Muito nos aconteceu este ano. Se existisse uma bebida certa, não hesitaria em tomá-la. A melhor bebida é a que nos retira sobriedade sem nos embebedar. Não pode ser nem um bocadinho mais nem um bocadinho menos, se for mais do que a conta o bafo do álcool apropria-se dos poros e de tudo o resto, se for menos a realidade não nos deixa sorrir sem constrangimento. Para piorar as coisas, há dias em que um copo e meio é a medida certa e noutros precisamos de mais meio ou de menos um quarto de copo. O melhor era inventarem comprimidos que nos calibrassem o corpo e a alma: nem sóbrios nem bêbados, puro estado de graça.
As crianças não precisam disso. Vivem num outro tempo, num outro espaço, o tempo e o espaço que um dia perdemos. Ainda agora, uma criança brincava com um inseto dentro de uma caixa. Nos seus cinco anos não podia caber numa caixa de centímetros, mas parecia tão lá dentro como a amiga borboleta. O dedinho toca-lhe através de uma ligeira fresta e por muito que lhe diga e pergunte, não me ouve. Como poderia? Está com a borboleta, convoca-a para corridas e brincadeiras indecifráveis aos meus olhos, apenas se distrai quando uma mosca pousa perto. ‘Ela quer brincar’, diz-me por fim. ‘Queres vir? Basta vires para dentro, vem comigo, ela depois vai lá ter’. Não posso, lamentei – ‘o meu coração engordou muito, não cabe na tua caixa mágica onde moscas e borboletas se divertem como se fossem gente. Vai tu. Eu fico’.
Em que momento perdemos a capacidade de conseguir acreditar no Natal e caber numa caixa de borboletas? Em que momento tantos de nós deixaram de acreditar que maus destinos existem para ser mudados? Neste Natal, lembro-me de várias pessoas de quem não conheço o nome. De uma senhora nova que parece velha, encontrei-a tanto este ano. Todos os dias o mesmo caminho, os mesmos sacos pesados, a mesma dolência no caminhar, uma tristeza funda que a faz mais velha. Os mesmos horários, o mesmo lugar no autocarro. Levanta-se na mesma esquina, antes do Campo Pequeno. Toca no mesmo botão no instante em que se levanta. Ontem, hesitou. Deixou passar a esquina, não carregou no botão, levantou-se quase no último momento. Senti que era o dia em que podia ter mudado a sua vida, o dia em que caminharia à procura de um novo destino, o dia em que sairia numa estação diferente, num outro Campo Pequeno capaz de lhe trazer novos lugares, novas esquinas e novas tristezas que matassem esta que a faz mais velha do que parece.

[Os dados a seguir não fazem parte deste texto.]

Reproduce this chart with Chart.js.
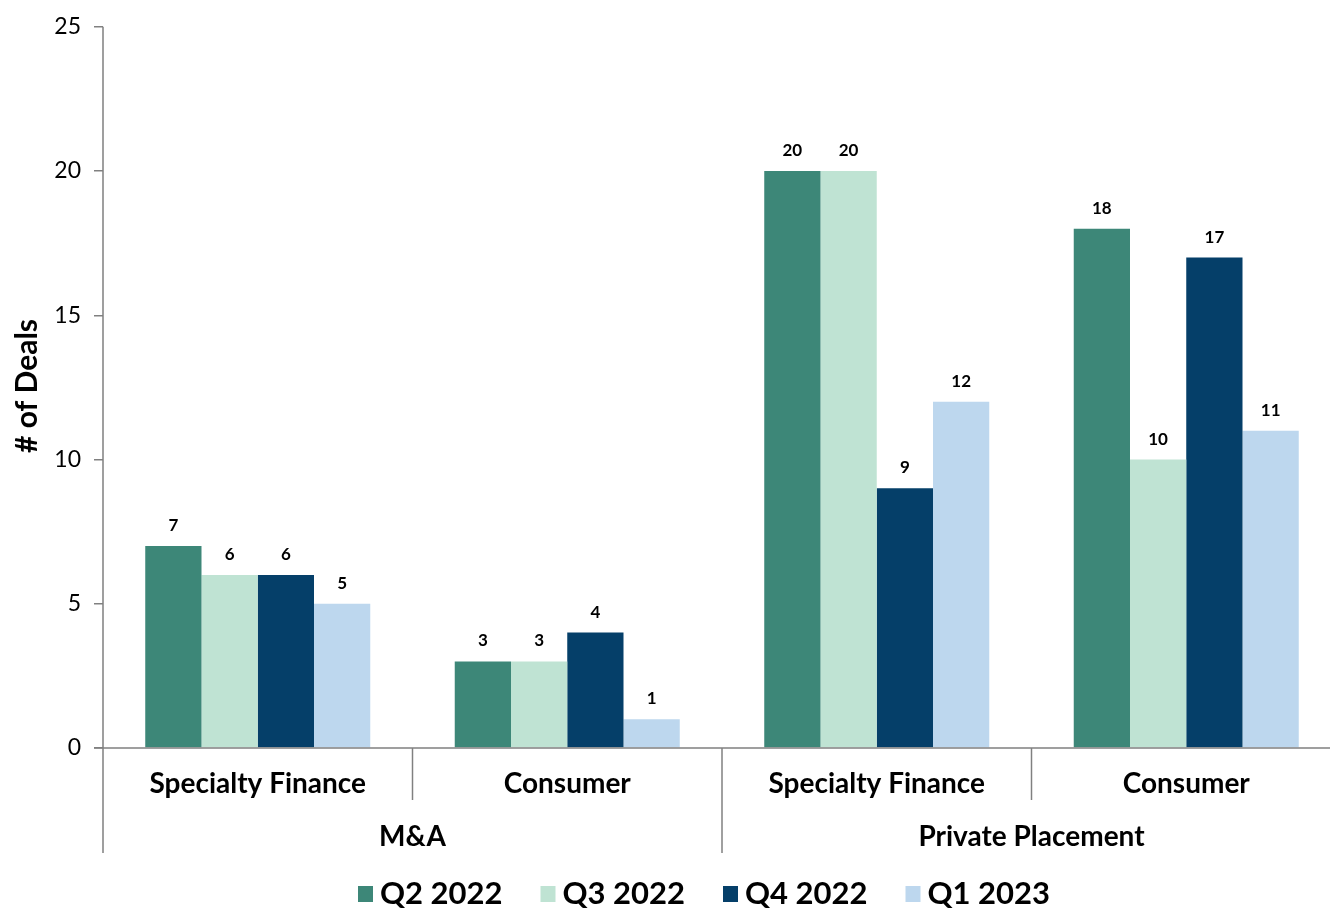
<!DOCTYPE html>
<html>
<head>
<meta charset="utf-8">
<script src="https://cdn.jsdelivr.net/npm/chart.js@4/dist/chart.umd.min.js"></script>
<style>
  html, body { margin: 0; padding: 0; background: #fff; overflow: hidden; }
  #wrap { width: 1341px; height: 909px; position: relative; }
</style>
</head>
<body>
<div id="wrap"><canvas id="myChart"></canvas></div>
<script>
// categories, two levels
const categories = ['Specialty Finance', 'Consumer', 'Specialty Finance', 'Consumer'];
const groups = ['M&A', 'Private Placement'];
const groupSize = 2;

// series
const seriesNames = ['Q2 2022', 'Q3 2022', 'Q4 2022', 'Q1 2023'];
const q2_2022 = [7, 3, 20, 18];
const q3_2022 = [6, 3, 20, 10];
const q4_2022 = [6, 4, 9, 17];
const q1_2023 = [5, 1, 12, 11];
const seriesColors = ['#3d8778', '#bfe3d3', '#053f69', '#bdd7ee'];

const yTicks = [0, 5, 10, 15, 20, 25];

const FONT = 'Lato, "Noto Sans", sans-serif';
const LINE = '#808080';

const extras = {
    id: 'extras',
    afterDatasetsDraw(chart) {
        const ctx = chart.ctx;
        const x = chart.scales.x;
        const area = chart.chartArea;
        ctx.save();

        // value labels above bars
        ctx.fillStyle = '#000';
        ctx.font = 'bold 17px ' + FONT;
        ctx.textAlign = 'center';
        ctx.textBaseline = 'bottom';
        chart.data.datasets.forEach((ds, i) => {
            chart.getDatasetMeta(i).data.forEach((bar, j) => {
                ctx.fillText(String(ds.data[j]), bar.x, bar.y - 12);
            });
        });

        // axis lines
        ctx.strokeStyle = LINE;
        ctx.lineWidth = 1.5;
        ctx.beginPath();
        ctx.moveTo(area.left - 9, area.bottom);
        ctx.lineTo(area.right, area.bottom);
        ctx.moveTo(area.left, area.top);
        ctx.lineTo(area.left, 853);
        ctx.stroke();

        // separators between categories / groups
        const step = x.getPixelForValue(1) - x.getPixelForValue(0);
        for (let i = 1; i < categories.length; i++) {
            const bx = x.getPixelForValue(i) - step / 2;
            const isGroup = i % groupSize === 0;
            ctx.beginPath();
            ctx.moveTo(bx, area.bottom);
            ctx.lineTo(bx, isGroup ? 853 : 800);
            ctx.stroke();
        }

        // category labels
        ctx.fillStyle = '#000';
        ctx.textBaseline = 'middle';
        ctx.font = 'bold 28px ' + FONT;
        categories.forEach((c, i) => {
            ctx.fillText(c, x.getPixelForValue(i), 784);
        });

        // group labels
        groups.forEach((g, gi) => {
            const a = x.getPixelForValue(gi * groupSize);
            const b = x.getPixelForValue(gi * groupSize + groupSize - 1);
            ctx.fillText(g, (a + b) / 2, 837);
        });

        // y title
        ctx.save();
        ctx.translate(27, 386);
        ctx.rotate(-Math.PI / 2);
        ctx.font = 'bold 30px ' + FONT;
        ctx.fillText('# of Deals', 0, 0);
        ctx.restore();

        // legend
        ctx.font = 'bold 31px ' + FONT;
        ctx.textAlign = 'left';
        ctx.textBaseline = 'middle';
        let lx = 358;
        seriesNames.forEach((name, i) => {
            ctx.fillStyle = seriesColors[i];
            ctx.fillRect(lx, 886, 15, 16);
            ctx.fillStyle = '#000';
            ctx.fillText(name, lx + 22, 894);
            lx += 182.5;
        });

        ctx.restore();
    }
};

const ctx = document.getElementById('myChart');
const chart = new Chart(ctx, {
    type: 'bar',
    data: {
        labels: categories,
        datasets: [
            { label: seriesNames[0], data: q2_2022, backgroundColor: seriesColors[0] },
            { label: seriesNames[1], data: q3_2022, backgroundColor: seriesColors[1] },
            { label: seriesNames[2], data: q4_2022, backgroundColor: seriesColors[2] },
            { label: seriesNames[3], data: q1_2023, backgroundColor: seriesColors[3] }
        ]
    },
    options: {
        responsive: true,
        maintainAspectRatio: false,
        animation: false,
        devicePixelRatio: 1,
        layout: { autoPadding: false, padding: { top: 19, right: 0, left: 0, bottom: 0 } },
        datasets: { bar: { categoryPercentage: 0.727, barPercentage: 1 } },
        plugins: {
            legend: { display: false },
            tooltip: { enabled: false }
        },
        scales: {
            x: {
                ticks: { display: false },
                grid: { display: false },
                border: { display: false },
                afterFit(scale) { scale.height = 161; }
            },
            y: {
                min: 0,
                max: 25,
                afterBuildTicks(scale) { scale.ticks = yTicks.map(v => ({ value: v })); },
                ticks: {
                    color: '#000',
                    font: { family: FONT, size: 23 },
                    padding: 13
                },
                grid: { drawOnChartArea: false, drawTicks: true, tickLength: 9, color: LINE, lineWidth: 1.5 },
                border: { display: false },
                afterFit(scale) { scale.width = 103; }
            }
        }
    },
    plugins: [extras]
});
</script>
</body>
</html>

Ou então estava apenas distraída.
Há uma diferença de um oceano entre quem olha e quem vê. A mesma diferença que existe entre quem fala e quem diz. Porque há quem olhe, sem ver. E quem fale sem dizer. Como há quem veja sem olhar. E diga tudo sem falar o que quer que seja. Desconfiar de quem muito olha ou de quem pelos cotovelos fala, é por tudo isto uma obrigação higiénica.

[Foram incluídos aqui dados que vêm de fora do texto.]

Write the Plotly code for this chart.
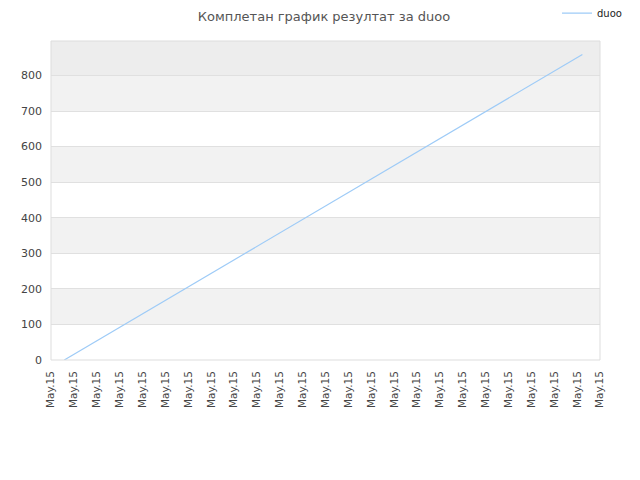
import plotly.graph_objects as go

# data
x_pos = [0.58, 23.23]
scores = [0, 859]
x_ticks = list(range(25))
x_labels = ["May.15"] * 25
y_ticks = [0, 100, 200, 300, 400, 500, 600, 700, 800]
y_max = 897

fig = go.Figure()
fig.add_trace(go.Scatter(
    x=x_pos, y=scores, mode="lines", name="duoo",
    line=dict(color="#9ecbf7", width=1.2),
))

# alternating bands between gridlines
shapes = []
edges = y_ticks + [y_max]
for i in range(len(edges) - 1):
    if i % 2 == 1:
        shapes.append(dict(type="rect", xref="paper", yref="y", x0=0, x1=1,
                           y0=edges[i], y1=edges[i + 1], fillcolor="#f2f2f2",
                           line=dict(width=0), layer="below"))
shapes.append(dict(type="rect", xref="paper", yref="y", x0=0, x1=1,
                   y0=edges[-2], y1=edges[-1], fillcolor="#ededed",
                   line=dict(width=0), layer="below"))
shapes.append(dict(type="rect", xref="paper", yref="paper", x0=0, x1=1, y0=0, y1=1,
                   line=dict(color="#dddddd", width=1), layer="above"))

# page body adds an 8px offset, so the figure is 632x472
fig.update_layout(
    width=632, height=472,
    margin=dict(l=43, r=40, t=33, b=120, autoexpand=False),
    paper_bgcolor="white", plot_bgcolor="white",
    font=dict(family="DejaVu Sans", size=11, color="#444444"),
    title=dict(text="Комплетан график резултат за duoo", x=0.5, xanchor="center",
               y=0.983, yref="container", yanchor="middle",
               font=dict(family="DejaVu Sans", size=13, color="#555555")),
    showlegend=True,
    legend=dict(x=0.8687, xanchor="left", xref="container", y=0.989, yanchor="middle",
                yref="container", orientation="h", itemwidth=30,
                bgcolor="rgba(0,0,0,0)", font=dict(size=10, color="#222222")),
    shapes=shapes,
    xaxis=dict(range=[0, 24], tickmode="array", tickvals=x_ticks, ticktext=x_labels,
               tickangle=-90, showgrid=False, zeroline=False, showline=False,
               ticks="", tickfont=dict(size=10.5), ticklabelstandoff=8,
               automargin=False),
    yaxis=dict(range=[0, y_max], tickmode="array", tickvals=y_ticks,
               showgrid=True, gridcolor="#e0e0e0", gridwidth=1, zeroline=False,
               showline=False, ticks="", tickfont=dict(size=11), ticklabelstandoff=8,
               automargin=False),
)

fig.write_html("out.html")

O problema é sempre a pressa de chegar, uma pressa que nos condena a não chegar a parte alguma. Um jogo de ilusões e espelhos, quanto mais rápidos mais lentos, quanto mais vorazes mais esfomeados. Passamos pelas coisas como Bolt pelas pistas; estamos online, vemos televisão, lemos, ouvimos e pouco retemos que não se desfaça à superfície. Ouvimos sem escutar. Vemos sem aprofundar. Escrevemos sem pensar. Queremos ser rápidos, ser primeiros, ser profetas de um tempo, mesmo que seja do tempo da nossa rua ou do nosso prédio. Estamos atrasados e não damos por isso. Atrasados de sprintar sem meta. Falta-nos regressar à estrada, redescobrir a lentidão, redescobrir o Natal.